For another authentic local experience, eat at least one meal standing up at one of the ubiquitous wurstl stands, either at night after an evening of drinking or in the morning for breakfast. The less adventurous can visit one for lunch. Choices include boiled or grilled frankfurter, weisswurstl (thick white sausages), debreziners (thick and blubbery ones), curry wurstl (sausages served with ketchup and curry powder) and kasekrainer (sausages oozing cheese—an acquired but delicious taste).
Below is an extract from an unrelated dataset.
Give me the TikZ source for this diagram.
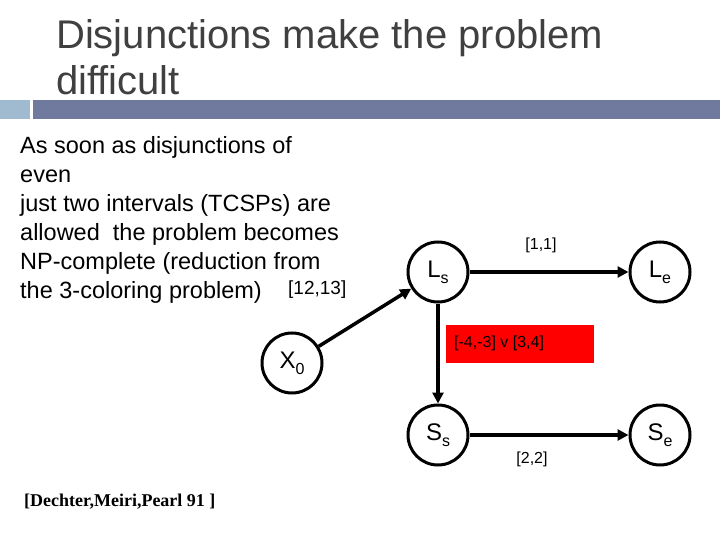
\documentclass[tikz,border=0pt]{standalone}
\usepackage{fontspec}
\setmainfont{Liberation Sans}
\newfontfamily\timesf{Liberation Serif}
\usetikzlibrary{arrows.meta}
\tikzset{
  circ/.style={circle,draw,line width=3pt,minimum size=60pt,inner sep=0pt,font=\fontsize{24}{26}\selectfont},
  conn/.style={line width=3.5pt,-{Triangle[length=11pt,width=11pt]}},
  lbl/.style={font=\fontsize{16}{18}\selectfont,inner sep=0pt},
  body/.style={font=\fontsize{23.5}{29}\selectfont,anchor=north west,align=left,inner sep=0pt}
}
\newcommand{\subx}[2]{#1\raisebox{-6pt}{\fontsize{16}{16}\selectfont #2}}
\begin{document}
\begin{tikzpicture}[x=1pt,y=-1pt]
\useasboundingbox (0,0) rectangle (720,540);
\fill[white] (0,0) rectangle (720,540);
% title
\node[font=\fontsize{40}{42}\selectfont,color=black!75,anchor=base west,inner sep=0pt] (t1) at (56,49) {Disjunctions make the problem};
\node[font=\fontsize{40}{42}\selectfont,color=black!75,anchor=base west,inner sep=0pt] (t2) at (56,95) {difficult};
% bar
\fill[color={rgb,255:red,160;green,186;blue,208}] (0,100) rectangle (30,119);
\fill[color={rgb,255:red,112;green,122;blue,158}] (33,100) rectangle (720,119);
% body
\node[body] (b) at (20,136) {As soon as disjunctions of\\even\\just two intervals (TCSPs) are\\allowed\ \ the problem becomes\\NP-complete (reduction from\\the 3-coloring problem)};
\node[lbl,font=\fontsize{19}{20}\selectfont,anchor=base west] (ref) at (288,294) {[12,13]};
% nodes
\node[circ] (X0) at (292,363) {\subx{X}{0}};
\node[circ] (Ls) at (438,272) {\subx{L}{s}};
\node[circ] (Le) at (660,272) {\subx{L}{e}};
\node[circ] (Ss) at (438,435) {\subx{S}{s}};
\node[circ] (Se) at (660,435) {\subx{S}{e}};
% connectors
\draw[conn] (X0) -- (Ls);
\draw[conn] (Ls) -- (Le);
\draw[conn] (Ls) -- (Ss);
\draw[conn] (Ss) -- (Se);
% labels
\node[lbl] (l11) at (541,245) {[1,1]};
\node[lbl] (l22) at (532,459) {[2,2]};
\node[fill=red,minimum width=148pt,minimum height=38pt,inner sep=0pt] (rb) at (520,344) {};
\node[lbl,anchor=west] (ld) at (454,343) {[-4,-3] v [3,4]};
% citation
\node[font=\timesf\bfseries\fontsize{18}{20}\selectfont,anchor=base west,inner sep=0pt] (cit) at (24,506) {[Dechter,Meiri,Pearl 91 ]};
\end{tikzpicture}
\end{document}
Don't leave the country without sampling some local beer or wine—both are wonderful. Examples of some good regional beers include Puntigamer and Gosser from Styria; Edelweiss, a wheat beer from Salzburg; and Ottakringer, from Vienna. Wine production varies from region to region, although Austria produces fine red and dessert wines. In addition, white wines, such as Riesling, chardonnay and pinot blanc, are all popular. There are also many small, local wineries scattered throughout Austria. Taking the time to visit a few is worth your while.

Although major credit cards are frequently accepted in larger establishments, it's a good idea to check first if you plan to pay with your card. This is a city where advance reservations are also a good idea, especially at better restaurants. Locals tend to eat out for lunch noon-2 pm. In heurigen, dinner is usually eaten 6-8 pm, but in restaurants it's later, usually 7-9 pm.

Diners are advised to keep an eye on drink prices in restaurants. Though food is subject to a 10% tax, a hefty 20% tax is added to drinks. A reasonably priced, well-cooked meal can suddenly become a memorably expensive one.

Also, given the fact that outdoor seating is prevalent during warmer months, take care not to leave your handbag or other possessions in easy reach.

Expect to pay within the following guidelines, based on the cost of a single dinner, not including tip or drinks: $ = less than 15 euros; $$ = 15 euros-25 euros; $$$ = 26 euros-50 euros; and $$$$ = more than 50 euros.